Je croyais n'avoir jamais vu ce film lorsque j'ai acheté le DVD sur l'unique critère que c'était un film de Preminger. Dès la première phrase "I shall never forget the weekend Laura died", le film m'est brusquement revenu en mémoire tellement il m'avait marqué lorsque je l'avais vu il y a 30 ou 40 ans dans un ciné-club… Comment avais-je pu oublier le titre ?
C'est un excellent polar noir américain avec Gene Tierney dans le rôle de Laura qui est une femme à la beauté envoutante autour de laquelle tournent trois hommes Waldo (Cifton Webb), Shelby (Vincent Price) et le détective MacPherson (Dana Andrews) chargé de l'enquête. Enfin pour ce dernier, évidemment, ce n'est que devant l'immense portrait de Laura que MacPherson tourne sa fascination.
Gene Tierney, c'est aussi l'inoubliable Mme Muir dans le film de Mankiewicz, une actrice dont l'attitude reste toujours un peu réfléchie, un peu retenue. Pas du tout le style de la femme fatale hollywoodienne. Ici elle joue le rôle d'une femme dans le monde de la publicité, lancée par Waldo mais qui s'élève ultérieurement par son propre talent.

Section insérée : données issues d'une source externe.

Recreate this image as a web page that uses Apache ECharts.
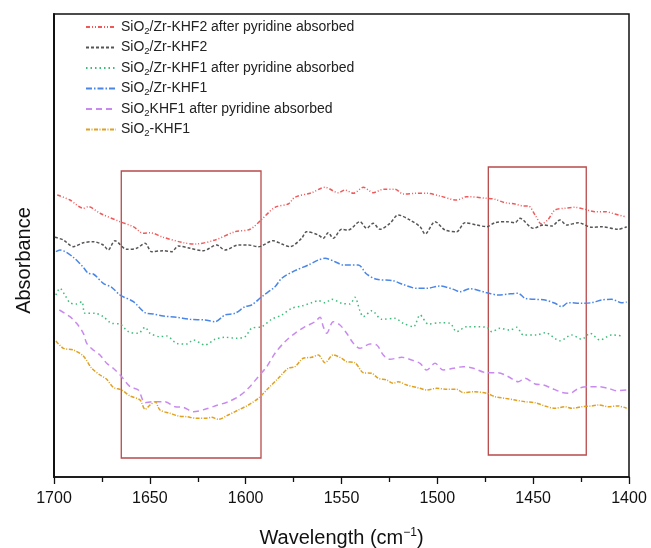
<!DOCTYPE html>
<html>
<head>
<meta charset="utf-8">
<script src="https://cdn.jsdelivr.net/npm/echarts@6/dist/echarts.min.js"></script>
<style>html,body{margin:0;padding:0;background:#fff;overflow:hidden}#c{width:651px;height:548px}</style>
</head>
<body>
<div id="c"></div>
<script>
// Series names (legend order)
const names = [
  'SiO{s|2}/Zr-KHF2 after pyridine absorbed',
  'SiO{s|2}/Zr-KHF2',
  'SiO{s|2}/Zr-KHF1 after pyridine absorbed',
  'SiO{s|2}/Zr-KHF1',
  'SiO{s|2}KHF1 after pyridine absorbed',
  'SiO{s|2}-KHF1'
];
const xTicks = [1700, 1650, 1600, 1550, 1500, 1450, 1400];
// [wavenumber (cm-1), absorbance (a.u.)]
const zrKhf2Py = [[1698.3,282],[1691.7,277],[1684.7,268.7],[1682.1,270.3],[1676,263.7],[1665.6,255.3],[1658.6,250.3],[1653.4,243.7],[1650,244.3],[1643,239.7],[1632.5,234.3],[1626.4,233],[1616,237],[1605.6,245.3],[1597.7,247.7],[1591.6,257.7],[1584.7,269.7],[1577.8,273],[1574.3,279.7],[1565.6,284.3],[1558.6,289.7],[1551.7,284.3],[1548.2,287],[1543.8,283.7],[1538.6,289.7],[1533.4,284.3],[1528.2,287.7],[1522.1,287.7],[1517.8,283],[1510.8,283.7],[1505.6,283.7],[1498.6,281],[1489.9,277],[1484.7,280.3],[1474.2,278.7],[1469.9,277.7],[1464.7,274.3],[1459.5,273],[1455.1,271],[1452.5,271],[1449,262],[1445.6,253],[1442.1,257.7],[1438.6,267],[1433.4,268.7],[1428.2,269.7],[1423,267.7],[1417.7,265.3],[1412.5,265.3],[1407.3,263],[1402.1,260.3]];
const zrKhf2 = [[1699.5,239.7],[1695.1,237],[1689.9,230.3],[1684.7,234.3],[1679.5,235.3],[1674.3,232],[1671.7,227],[1668.2,236.3],[1662.1,227.7],[1656.9,228.7],[1652.5,233.7],[1649,225.3],[1643,226.3],[1638.6,225.3],[1635.1,231],[1629,228.7],[1622.1,226.3],[1615.1,232],[1610.8,227],[1603.8,232],[1598.6,232],[1593.4,230.3],[1585.6,236.3],[1581.2,233],[1576.9,230.3],[1570.8,238.7],[1568.2,245.3],[1562.1,242],[1559.5,238.7],[1556.9,244.3],[1554.3,238.7],[1549.9,247.7],[1546.5,247],[1540.4,255.3],[1536.9,248.7],[1533.4,253.7],[1530,247.7],[1524.7,253.7],[1520.4,262],[1514.3,257],[1509,250.3],[1506.4,243],[1501.2,255.3],[1496,247],[1489.9,245.3],[1485.6,254.3],[1479.5,252],[1474.2,250.3],[1469.9,254.3],[1463.8,255.3],[1459.5,254.3],[1456.9,258.7],[1449.9,248.7],[1444.7,252],[1440.3,251],[1436,257],[1432.5,252],[1426.4,254.3],[1419.5,249.7],[1414.3,250.3],[1405.6,247.7],[1401.2,250.3]];
const zrKhf1Py = [[1699,182],[1696.9,188.7],[1694.3,182],[1691.7,174.3],[1688.2,173],[1685.5,175.3],[1683.8,163.7],[1678.6,163.7],[1674.3,160.3],[1669.9,153.7],[1665.6,153],[1661.2,145.3],[1656,143.7],[1652.5,149.7],[1649.9,143.7],[1644.7,140.3],[1641.2,141],[1636,133.7],[1630.8,133],[1627.3,137],[1621.2,132],[1616,137.7],[1610.8,139.7],[1604.7,138.7],[1600.3,140.3],[1596.9,148.7],[1591.6,150.3],[1586.4,157.7],[1581.2,162],[1576,168.7],[1570.8,171],[1565.6,174.3],[1562.1,176.3],[1558.6,174.3],[1555.1,177.7],[1549.9,173.7],[1545.6,173],[1543,179.7],[1540.4,166.3],[1538.6,160.3],[1534.2,166.3],[1529,157.7],[1522.1,158.7],[1517.8,153.7],[1512.5,150.3],[1509,162],[1504.7,153],[1498.6,154.3],[1493.4,153.7],[1489.9,145.3],[1484.7,150.3],[1474.2,149.7],[1471.6,145.3],[1467.3,148.7],[1462.1,147],[1458.6,149.7],[1455.1,142],[1448.2,142],[1443.8,144.3],[1436,136.3],[1429.9,142],[1424.7,137.7],[1420.3,143.7],[1415.1,137],[1409,142],[1402.9,141]];
const zrKhf1 = [[1699,225.3],[1696.9,227],[1689.9,219.7],[1684.7,209.7],[1682.1,203.7],[1679.5,203],[1674.3,193.7],[1669.9,189.7],[1665.6,182],[1658.6,175.3],[1652.5,164.3],[1648.2,163],[1643,161],[1636,159.7],[1629,157.7],[1621.2,157],[1616,155.3],[1610.8,162],[1605.6,163.7],[1600.3,170.3],[1596.9,172],[1591.6,180.3],[1584.7,190.3],[1581.2,198.7],[1574.3,206.3],[1567.3,212],[1562.1,217],[1558.6,218.7],[1553.4,215.3],[1549.1,212],[1545.6,212],[1541.2,212],[1536.9,203],[1531.6,197.7],[1523,196.3],[1518.6,193],[1510.8,188.7],[1505.6,188.7],[1498.6,191],[1491.7,187.7],[1488.2,185.3],[1483,188.3],[1474.2,184.3],[1468.2,182],[1462.9,183],[1457.8,183.7],[1454.3,178.7],[1449,177.7],[1443.8,177],[1438.6,173.7],[1435.1,170.3],[1431.7,174.3],[1424.7,173.7],[1419.5,174.3],[1414.3,177],[1409,177.7],[1403.8,174.3],[1401.2,175]];
const khf1Py = [[1697.2,167],[1691.7,160.3],[1688.2,153.7],[1684.7,143.7],[1682.9,133.7],[1679.5,127],[1676,122],[1672.5,113.7],[1669.1,108.7],[1664.7,100.3],[1660.3,90.3],[1656,87],[1652.5,74.3],[1648.2,75.3],[1642.1,75.3],[1636.9,70.3],[1632.5,69.7],[1627.3,65.3],[1621.2,67.7],[1616,71],[1609.1,75.3],[1603.8,80.3],[1598.6,88.7],[1593.4,100.3],[1589,110.3],[1584.7,123.7],[1579.5,135.3],[1574.3,143.7],[1569,150.3],[1563.8,155.3],[1561.2,159.7],[1559.5,150.3],[1557.7,143.7],[1554.3,155.3],[1550.8,152],[1547.3,143.7],[1543.8,133.7],[1540.4,128.7],[1535.1,133],[1531.6,132],[1528.2,122],[1524.7,117.7],[1518.6,119.7],[1513.4,117],[1509,113.7],[1505.6,107],[1501.2,113.7],[1496.9,107],[1491.7,108.7],[1486.5,110.3],[1481.2,108.7],[1474.2,104.3],[1468.2,104.3],[1462.9,100.3],[1457.8,95.3],[1454.3,98.7],[1449,93],[1444.7,92],[1440.3,88.7],[1435.1,84.7],[1430.8,83.7],[1426.4,88.7],[1421.2,90.3],[1416,90.3],[1410.8,88.7],[1406.4,86.3],[1401.2,87]];
const khf1 = [[1699,136],[1695.1,128.7],[1689.9,127],[1684.7,121],[1680.3,108.7],[1676,102],[1672.5,97.7],[1669.1,89.7],[1664.7,87],[1660.3,81],[1655.1,77],[1652.5,67.7],[1649.9,72],[1647.3,75.3],[1644.7,67],[1639.5,63.7],[1635.1,61],[1630.8,60.3],[1625.5,58.7],[1621.2,58.7],[1617.7,59.7],[1614.3,57.7],[1609.1,62],[1603.8,67],[1598.6,72],[1593.4,78.7],[1588.2,88.7],[1583,98.7],[1577.8,108.7],[1574.3,110.3],[1570,118.7],[1565.6,119.7],[1562.1,122],[1558.6,114.3],[1554.3,122],[1549.9,118.7],[1547.3,115.3],[1543,114.3],[1538.6,104.3],[1534.2,103.7],[1530.8,98.7],[1526.4,97],[1523,93.7],[1520.4,95.3],[1516,92],[1509,88.7],[1505.6,87],[1500.3,88.7],[1495.1,87.7],[1489.9,87.7],[1486.5,84.3],[1481.2,85.3],[1474.2,83.7],[1469.9,80.3],[1464.7,78.7],[1459.5,77],[1454.3,75.3],[1449,74.3],[1443.8,71],[1438.6,68.7],[1433.4,70.3],[1429.9,68.7],[1424.7,70.3],[1419.5,71],[1416,72],[1410.8,70.3],[1405.6,71],[1401.2,68.7]];
// highlighted regions [x1, yTop, x2, yBottom]
const boxes = [[1664.9, 306, 1592.0, 19], [1473.4, 310, 1422.3, 22]];

const colors = ['#f0595a', '#555555', '#3dbb78', '#4a86e8', '#c98af0', '#e0a020'];
const types = [[4,2,1,2,1,2], [3,2], [1.5,3], [6,2,1.5,2], [6,4], [4,1.5,1,1.5]];
const datas = [zrKhf2Py, zrKhf2, zrKhf1Py, zrKhf1, khf1Py, khf1];
const FONT = 'Liberation Sans, Arial, sans-serif';

const chart = echarts.init(document.getElementById('c'), null, {renderer: 'canvas', width: 651, height: 548});
const series = datas.map((d, i) => ({
  name: names[i],
  type: 'line',
  data: d,
  symbol: 'none',
  smooth: 0.3,
  lineStyle: {color: colors[i], width: 1.5, type: types[i]},
  itemStyle: {color: colors[i]},
  z: 3
}));
series[0].markArea = {
  silent: true,
  itemStyle: {color: 'rgba(0,0,0,0)', borderColor: '#b84a4a', borderWidth: 1.3},
  data: boxes.map(b => [{coord: [b[0], b[1]]}, {coord: [b[2], b[3]]}])
};

chart.setOption({
  animation: false,
  backgroundColor: '#fff',
  grid: {left: 54, right: 22, top: 14, bottom: 71, show: true, borderColor: '#111', borderWidth: 1.5,
    outerBoundsMode: 'none', containLabel: false},
  legend: {
    orient: 'vertical', left: 80, top: 15,
    itemWidth: 30, itemHeight: 12, itemGap: 4.5,
    itemStyle: {opacity: 0},
    data: names,
    textStyle: {fontFamily: FONT, fontSize: 14, color: '#222',
      rich: {s: {fontSize: 9.5, verticalAlign: 'bottom', padding: [8, 0, 0, 0], fontFamily: FONT, color: '#222'}}}
  },
  xAxis: {
    type: 'value', inverse: true, min: 1400, max: 1700, interval: 50,
    name: 'Wavelength (cm{sup|−1})', nameLocation: 'middle', nameGap: 50,
    nameTextStyle: {fontFamily: FONT, fontSize: 20, color: '#111',
      rich: {sup: {fontSize: 12, verticalAlign: 'top', padding: [0,0,10,0], fontFamily: FONT, color: '#111'}}},
    axisLine: {lineStyle: {color: '#111', width: 1.5}},
    axisTick: {length: 7, lineStyle: {color: '#111', width: 1.3}},
    minorTick: {show: true, splitNumber: 2, length: 5, lineStyle: {color: '#111', width: 1.3}},
    axisLabel: {fontFamily: FONT, fontSize: 16, color: '#111', margin: 14,
      formatter: v => xTicks.includes(v) ? String(v) : ''},
    splitLine: {show: false}
  },
  yAxis: {
    type: 'value', min: 0, max: 463,
    name: 'Absorbance', nameLocation: 'middle', nameGap: 20, nameRotate: 90,
    nameTextStyle: {fontFamily: FONT, fontSize: 20, color: '#111', padding: [0,0,0,-30]},
    axisLine: {show: true, lineStyle: {color: '#111', width: 2}},
    axisTick: {show: false}, axisLabel: {show: false}, splitLine: {show: false}
  },
  series: series
});
</script>
</body>
</html>
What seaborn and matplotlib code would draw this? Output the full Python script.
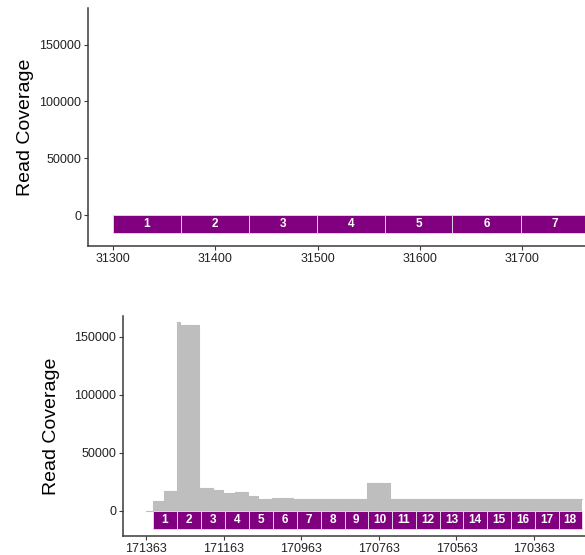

Même si elle est ambitieuse, elle reste cependant une femme réservée. Waldo et Shelby sont amoureux d'elle mais sa réserve et sa délicatesse l'empêche de les heurter par un refus. Elle est certes reconnaissante à Waldo de ce qu'il a fait pour elle mais … Elle comprend aussi que Shelby est un parasite peu intéressant qui veut l'épouser mais …
Et en parlant de parasite, on en arrive à un autre personnage du film, Ann, la tante de Laura, personnage trouble acoquinée on ne sait pas trop comment ni pourquoi à Shelby… Mais je n'ai pas tout dit. Le rôle de Ann est tenu par Judith Anderson, autrement connue pour son rôle de Madame Danvers, la sinistre gouvernante du film Rebecca de Hitchcock. Quel rôle jouera-t-elle dans ce panier de crabes qui gravite autour de Laura ?
Dana Andrews, le détective, est lui assez particulier. Il fait son boulot de flic, écoute, pose une question mine de rien, n'hésite pas à malmener ses interlocuteurs pour les déstabiliser mais reste fasciné, scotché par le portrait de Laura qu'il ne cesse d'observer (entre deux verres…) et en est d'autant plus mordant dans son enquête. Quand, au début du film, Waldo montre le tableau pour la première fois à McPherson, ce dernier jette un regard, a une petite moue et lui répond "not bad".